No longer on the ropes, Best Buy hit one out of the park with a strong second-quarter earnings report bolstered in part by the new Samsung shops and the addition of 35 of 60 planned Pacific Kitchen & Home sections.

Meanwhile, in a special report on the connected-home market, majap executives told TWICE that consumer demand is trailing the use-case scenarios spun by company engineers and that mainstream acceptance is still five years away.

SEPTEMBER

In an exclusive interview with TWICE, Haier America president/CEO Adrian Micu outlined his strategy for the once listless business, which had been unable to move beyond volume sales of commodity ACs. His plan: to develop lifestyle groupings of majaps and CE that can serve his customers throughout their various life stages. The effort required increased investment by parent company Haier Group, which readily green-lit Micu’s concept of building the brand into a premium U.S. player.

OCTOBER

As the Justice Department grilled industry authorities on the anti-competitive implications of a GE-Electrolux merger, GE seemingly thumbed its nose at the agency by boosting production at its LaFayette, Ga., oven plant.

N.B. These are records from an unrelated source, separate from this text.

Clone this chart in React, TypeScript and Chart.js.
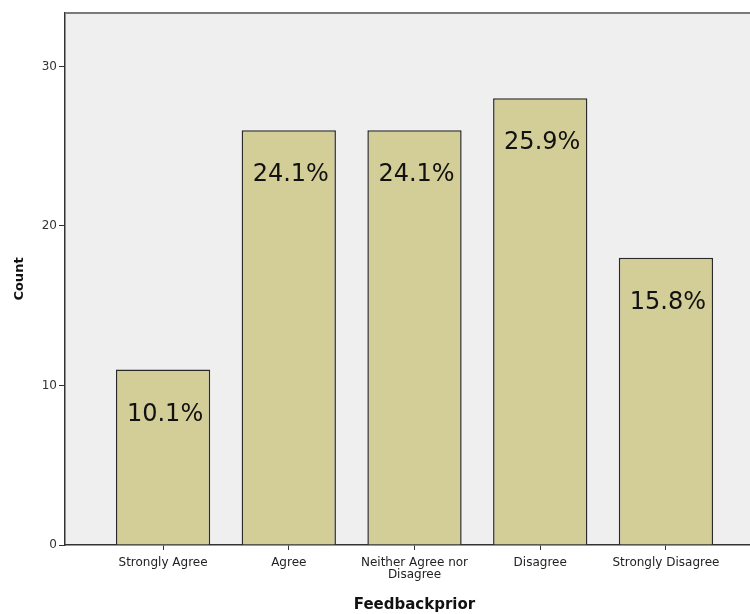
import React, { useEffect, useRef } from "react";
import { Chart, registerables } from "chart.js";

Chart.register(...registerables);

const categories: (string | string[])[] = [
  "Strongly Agree",
  "Agree",
  ["Neither Agree nor", "Disagree"],
  "Disagree",
  "Strongly Disagree",
];
const counts = [11, 26, 26, 28, 18];
const percentLabels = ["10.1%", "24.1%", "24.1%", "25.9%", "15.8%"];
const yTicks = [0, 10, 20, 30];

const FONT = "'DejaVu Sans', Verdana, sans-serif";

export default function App() {
  const ref = useRef<HTMLCanvasElement>(null);

  useEffect(() => {
    document.body.style.margin = "0";
    document.body.style.overflow = "hidden";
    document.documentElement.style.overflow = "hidden";
    const canvas = ref.current!;

    const bgPlugin = {
      id: "bg",
      beforeDraw(chart: any) {
        const { ctx, chartArea: a } = chart;
        ctx.save();
        ctx.fillStyle = "#efefef";
        ctx.fillRect(a.left, a.top, a.right - a.left, a.bottom - a.top);
        ctx.restore();
      },
      afterDraw(chart: any) {
        const { ctx, chartArea: a } = chart;
        ctx.save();
        ctx.strokeStyle = "#7a7a7a";
        ctx.lineWidth = 2;
        ctx.beginPath();
        ctx.moveTo(a.left, a.top);
        ctx.lineTo(a.right, a.top);
        ctx.lineTo(a.right, a.bottom);
        ctx.stroke();
        ctx.restore();
      },
    };

    const labelPlugin = {
      id: "pctLabels",
      afterDatasetsDraw(chart: any) {
        const { ctx } = chart;
        const meta = chart.getDatasetMeta(0);
        ctx.save();
        ctx.font = `24px ${FONT}`;
        ctx.fillStyle = "#111";
        ctx.textAlign = "center";
        ctx.textBaseline = "alphabetic";
        meta.data.forEach((bar: any, i: number) => {
          ctx.fillText(percentLabels[i], bar.x + 2, bar.y + 51);
        });
        ctx.restore();
      },
    };

    const chart = new Chart(canvas, {
      type: "bar",
      data: {
        datasets: [
          {
            data: counts.map((c, i) => ({ x: i, y: c })),
            backgroundColor: "#d3cd98",
            borderColor: "#2a2a2a",
            borderWidth: 1.5,
            barPercentage: 0.75,
            categoryPercentage: 1,
          },
        ],
      },
      options: {
        responsive: false,
        animation: false,
        devicePixelRatio: 1,
        layout: { padding: { top: 13, right: 6, left: 0, bottom: 0 } },
        plugins: {
          legend: { display: false },
          tooltip: { enabled: false },
        },
        scales: {
          x: {
            type: "linear",
            min: -0.78,
            max: categories.length - 1 + 0.78,
            offset: false,
            grid: {
              offset: false,
              drawOnChartArea: false,
              drawTicks: true,
              tickLength: 5,
              color: "#333",
            },
            border: { display: true, color: "#333", width: 1.5 },
            afterBuildTicks(scale: any) {
              scale.ticks = categories.map((_, i) => ({ value: i }));
            },
            ticks: {
              color: "#222",
              font: { family: FONT, size: 12, lineHeight: 1.0 },
              padding: 7,
              maxRotation: 0,
              autoSkip: false,
              callback: (v: any) => categories[Math.round(Number(v))],
            },
            title: {
              display: true,
              text: "Feedbackprior",
              color: "#111",
              font: { family: FONT, size: 15, weight: "bold" },
              padding: { top: 0, bottom: 0 },
            },
            afterFit(scale: any) {
              scale.height = 69;
            },
          },
          y: {
            min: 0,
            max: 33.35,
            grid: {
              drawOnChartArea: false,
              drawTicks: true,
              tickLength: 6,
              color: "#333",
            },
            border: { display: true, color: "#333", width: 1.5 },
            ticks: {
              stepSize: 10,
              color: "#333",
              font: { family: FONT, size: 12 },
              padding: 2,
            },
            afterBuildTicks(scale: any) {
              scale.ticks = yTicks.map((v) => ({ value: v }));
            },
            title: {
              display: true,
              text: "Count",
              color: "#111",
              font: { family: FONT, size: 13, weight: "bold" },
              padding: { top: 12, bottom: 0 },
            },
            afterFit(scale: any) {
              scale.width = 65;
            },
          },
        },
      },
      plugins: [bgPlugin, labelPlugin],
    });

    return () => chart.destroy();
  }, []);

  return (
    <div style={{ width: 770, height: 614 }}>
      <canvas ref={ref} width={770} height={614} style={{ display: "block" }} />
    </div>
  );
}
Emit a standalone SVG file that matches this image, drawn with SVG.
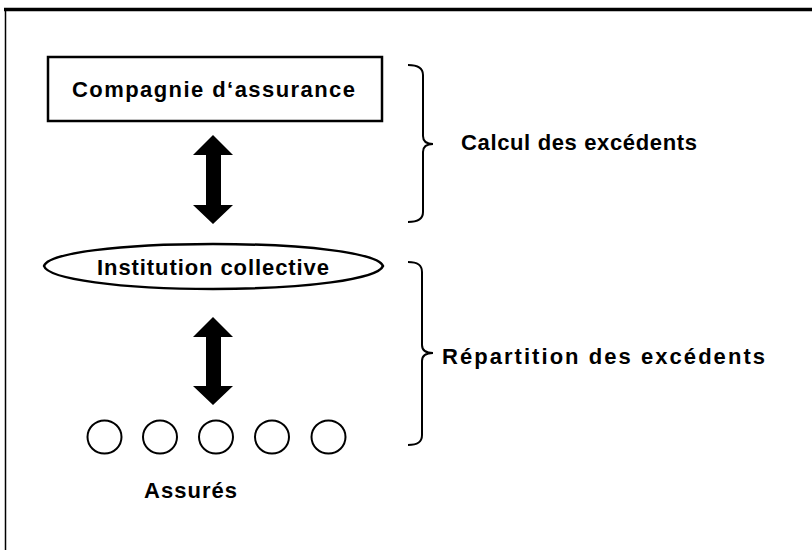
<svg xmlns="http://www.w3.org/2000/svg" width="812" height="550" viewBox="0 0 812 550">
<style>
text{font-family:"Liberation Sans",Arial,sans-serif;font-weight:bold;font-size:22px;fill:#000}
.ln{fill:none;stroke:#000;stroke-width:2.5}
.br{fill:none;stroke:#000;stroke-width:2}
.ar{fill:#000;stroke:none}
</style>
<rect width="812" height="550" fill="#fff"/>
<g id="frame">
<line x1="4" y1="9.5" x2="812" y2="9.5" stroke="#000" stroke-width="3.5"/>
<line x1="5.5" y1="9" x2="5.5" y2="550" stroke="#000" stroke-width="1.5"/>
</g>
<g id="compagnie">
<rect class="ln" x="48" y="57" width="334" height="64"/>
<text x="72" y="97" textLength="283" lengthAdjust="spacing">Compagnie d‘assurance</text>
</g>
<g id="institution">
<path class="ln" d="M44,266 C48,253 120,244 213,244 C306,244 378,253 383,266 C378,279 306,289 213,289 C120,289 48,279 44,266 Z"/>
<text x="97" y="275" textLength="232" lengthAdjust="spacing">Institution collective</text>
</g>
<g id="assures">
<ellipse class="br" cx="104.5" cy="437" rx="17" ry="16.5"/>
<ellipse class="br" cx="160" cy="437" rx="17" ry="16.5"/>
<ellipse class="br" cx="216" cy="437" rx="17" ry="16.5"/>
<ellipse class="br" cx="272" cy="437" rx="17" ry="16.5"/>
<ellipse class="br" cx="328.5" cy="437" rx="17" ry="16.5"/>
<text x="144" y="498" textLength="93" lengthAdjust="spacing">Assurés</text>
</g>
<g id="calcul">
<path class="br" d="M408,65 C418,65 423,68 423,75 L423,136 C423,141 426,144 433,144 C426,144 423,147 423,152 L423,212 C423,219 418,222 408,222"/>
<text x="461" y="150" textLength="236" lengthAdjust="spacing">Calcul des excédents</text>
</g>
<g id="repartition">
<path class="br" d="M408,262 C418,262 422,265 422,272 L422,345 C422,350 426,353 433,353 C426,353 422,356 422,361 L422,435 C422,442 418,445 408,445"/>
<text x="442" y="364" textLength="323" lengthAdjust="spacing">Répartition des excédents</text>
</g>
<g id="connectors">
<path class="ar" d="M213,135 L233,155 L221,155 L221,205 L233,205 L213,224 L193,205 L206,205 L206,155 L193,155 Z"/>
<path class="ar" d="M213,317 L233,337 L221,337 L221,386 L233,386 L213,405 L193,386 L206,386 L206,337 L193,337 Z"/>
</g>
</svg>
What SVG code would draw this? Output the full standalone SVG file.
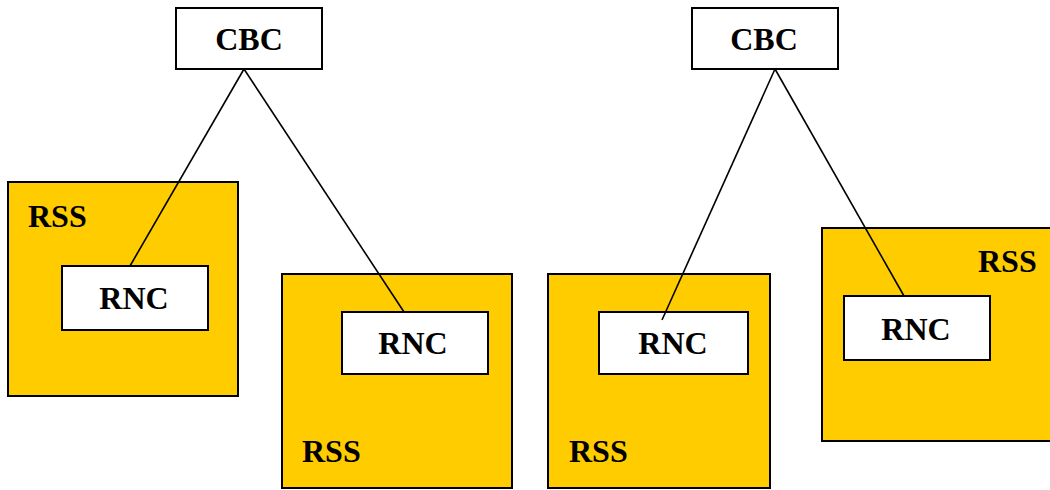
<svg xmlns="http://www.w3.org/2000/svg" width="1050" height="490" viewBox="0 0 1050 490">
  <style>
    .box { fill: #ffffff; stroke: #000000; stroke-width: 2; }
    .rss { fill: #ffcc00; stroke: #000000; stroke-width: 2; }
    .lbl { font-family: "Liberation Serif", "Times New Roman", serif; font-weight: bold; font-size: 32px; fill: #000000; }
    .mid { text-anchor: middle; }
    .link { stroke: #000000; stroke-width: 1.6; fill: none; }
  </style>
  <rect width="1050" height="490" fill="#ffffff"/>

  <!-- left system -->
  <g id="rss1">
    <rect class="rss" x="8" y="182" width="230" height="214"/>
    <text class="lbl" x="28" y="227">RSS</text>
  </g>
  <g id="rss2">
    <rect class="rss" x="282" y="274" width="230" height="214"/>
    <text class="lbl" x="302" y="462">RSS</text>
  </g>
  <g id="rnc1">
    <rect class="box" x="62" y="266" width="146" height="64"/>
    <text class="lbl mid" x="134" y="309">RNC</text>
  </g>
  <g id="rnc2">
    <rect class="box" x="342" y="312" width="146" height="62"/>
    <text class="lbl mid" x="413" y="354">RNC</text>
  </g>
  <g id="cbc1">
    <rect class="box" x="176" y="8" width="146" height="61"/>
    <text class="lbl mid" x="249" y="50">CBC</text>
  </g>

  <!-- right system -->
  <g id="rss3">
    <rect class="rss" x="548" y="274" width="222" height="214"/>
    <text class="lbl" x="569" y="462">RSS</text>
  </g>
  <g id="rss4">
    <rect class="rss" x="822" y="228" width="240" height="213"/>
    <text class="lbl" x="978" y="272">RSS</text>
  </g>
  <g id="rnc3">
    <rect class="box" x="599" y="312" width="149" height="62"/>
    <text class="lbl mid" x="673" y="354">RNC</text>
  </g>
  <g id="rnc4">
    <rect class="box" x="844" y="296" width="146" height="64"/>
    <text class="lbl mid" x="916" y="340">RNC</text>
  </g>
  <g id="cbc2">
    <rect class="box" x="692" y="8" width="146" height="61"/>
    <text class="lbl mid" x="764" y="50">CBC</text>
  </g>

  <!-- connectors -->
  <g id="connectors">
    <line class="link" x1="244" y1="69" x2="130" y2="266"/>
    <line class="link" x1="244" y1="69" x2="404" y2="312"/>
    <line class="link" x1="775" y1="69" x2="662" y2="320"/>
    <line class="link" x1="775" y1="69" x2="904" y2="296"/>
  </g>
</svg>
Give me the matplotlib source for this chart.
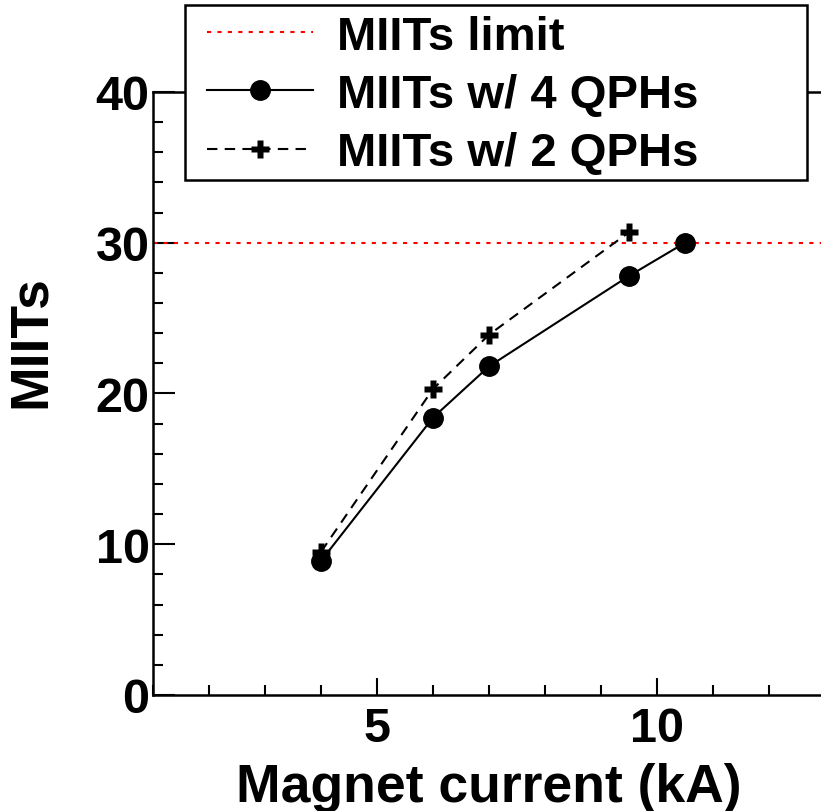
import numpy as np
import matplotlib
matplotlib.use("Agg")
import matplotlib.pyplot as plt
from matplotlib.patches import Rectangle
from matplotlib.ticker import MultipleLocator

# Magnet current (kA) vs MIITs
current_4qph = [4.0, 6.0, 7.0, 9.5, 10.5]
miits_4qph = [8.9, 18.4, 21.8, 27.8, 30.0]
current_2qph = [4.0, 6.0, 7.0, 9.5]
miits_2qph = [9.5, 20.3, 23.9, 30.7]
miits_limit = 30.0

plt.rcParams['font.family'] = ['Liberation Sans', 'DejaVu Sans']
plt.rcParams['font.weight'] = 'bold'

fig = plt.figure(figsize=(8.21, 8.12), dpi=100)
ax = fig.add_axes([0.1864, 0.1429, 0.8186, 0.7426])

ax.axhline(miits_limit, color='red', lw=1.5, dashes=(2, 3), label='MIITs limit')
ax.plot(current_4qph, miits_4qph, color='black', lw=1.5, marker='o', ms=14,
        label='MIITs w/ 4 QPHs')
ax.plot(current_2qph, miits_2qph, color='black', lw=1.5, dashes=(5, 3.5), marker='P',
        ms=13, mec='none', label='MIITs w/ 2 QPHs')

ax.set_xlim(1, 13)
ax.set_ylim(0, 40)
ax.xaxis.set_major_locator(MultipleLocator(5))
ax.xaxis.set_minor_locator(MultipleLocator(1))
ax.yaxis.set_major_locator(MultipleLocator(10))
ax.yaxis.set_minor_locator(MultipleLocator(2))
ax.tick_params(which='both', direction='in', width=1.5, labelsize=35)
ax.tick_params(axis='x', which='major', length=12.5, pad=8)
ax.tick_params(axis='y', which='major', length=16, pad=2.5)
ax.tick_params(which='minor', length=7)
for s in ax.spines.values():
    s.set_linewidth(1.8)

ax.set_xlabel('Magnet current (kA)', fontsize=38.5, fontweight='bold', labelpad=8)
ax.set_ylabel('MIITs', fontsize=38.5, fontweight='bold')
ax.yaxis.set_label_coords(-0.144, 0.587)

# legend box (white, covers the top frame line)
box = Rectangle((185 / 821, 1 - 181 / 812), 622 / 821, 175 / 812, transform=fig.transFigure,
                facecolor='white', edgecolor='black', lw=1.8, clip_on=False, zorder=4.5)
ax.add_patch(box)

leg = ax.legend(loc='upper left', bbox_to_anchor=(0.0804, 1.128), fontsize=34,
                frameon=False, borderpad=0, borderaxespad=0,
                handlelength=2.25, handletextpad=0.5, labelspacing=0.3)
leg.set_zorder(5)

fig.savefig('out.png', dpi=100)
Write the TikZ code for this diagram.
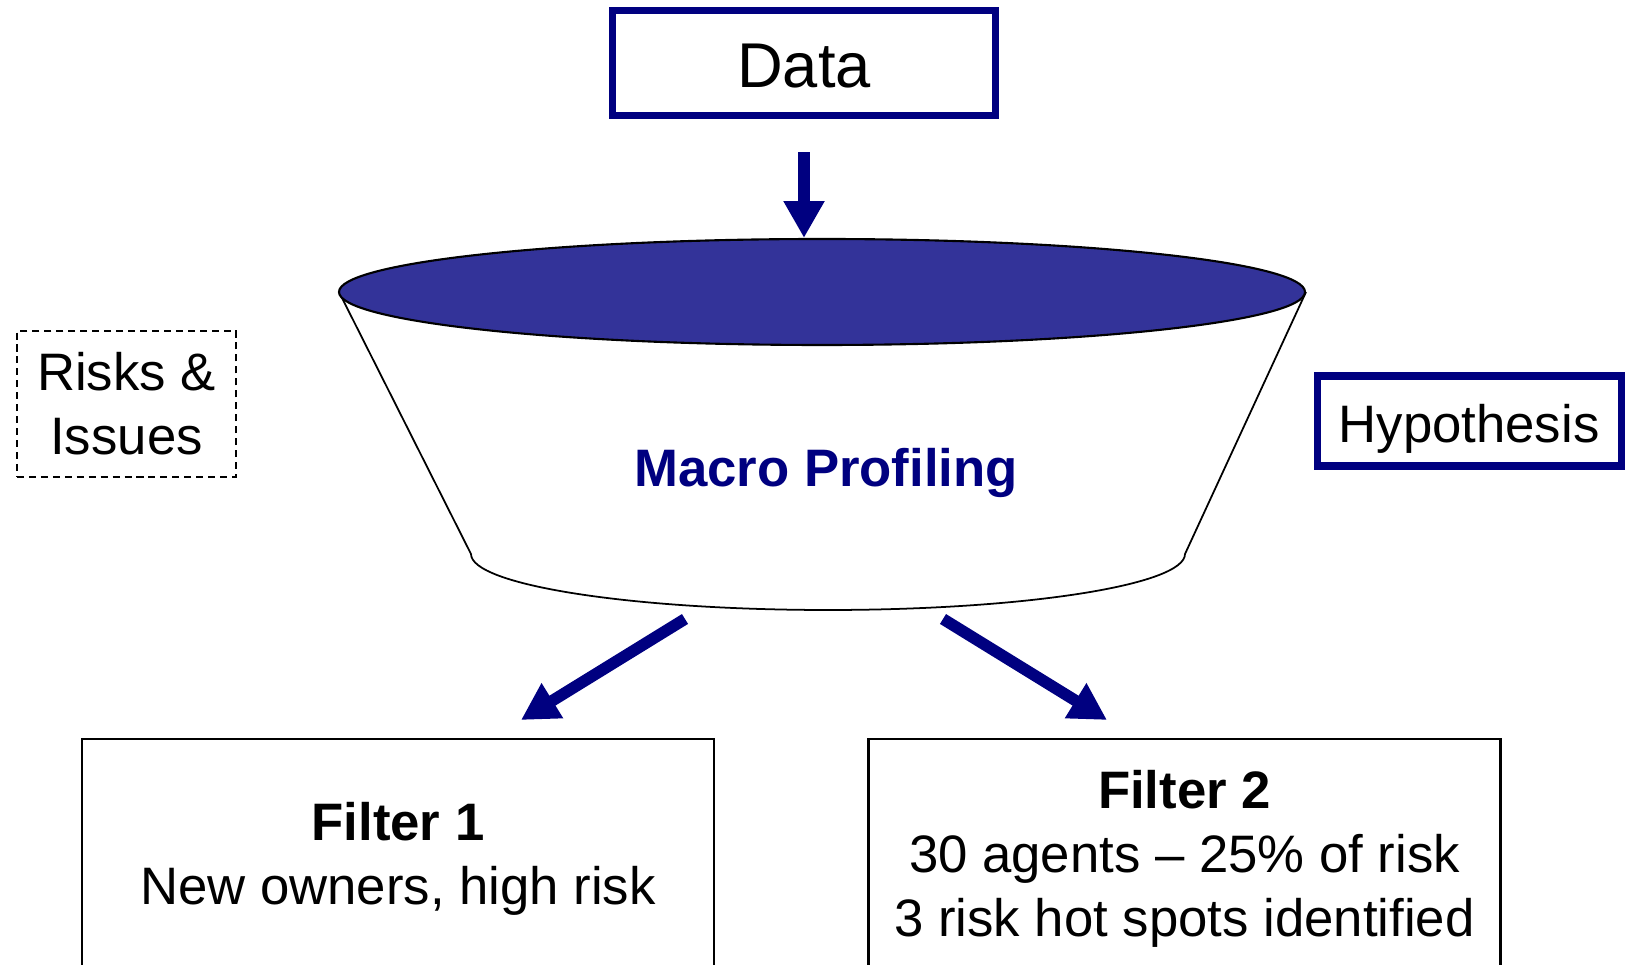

Meanwhile, hhgregg, which is losing ground in the marketplace, looked to revitalize its appliance business by replacing its “wall-to-wall product stacks” with “experiential room settings, including the Samsung instore displays that first appeared at Best Buy.

NOVEMBER

Though not traditionally associated with holiday gift giving, majaps assumed a major role on Black Friday. According to market research firm Gap Intelligence, 12 of the largest appliance retailers upped their holiday weekend ad count by 17 percent, and a leading national white-goods retailer confirmed to TWICE that November has indeed become a big deal for dealers, with sell-through expected to hit some $3.6 billion industrywide.

Meanwhile, attorneys for Electrolux and the Justice Department went at it as the agency’s antitrust suit entered a federal court. Any hope of a settlement seemed dim as regulators made what Electrolux described as unacceptable demands.

DECEMBER

Electrolux’s hopes to quickly close the volume gap with Whirlpool were finally dashed this month when GE backed out of the buyout deal amid stiff opposition from federal regulators. The 15-month-long saga ended with Electrolux paying GE a $175 million termination fee, closing the year in white-goods on a bittersweet note as the fate of GE’s mighty but unwanted majap division remained uncertain.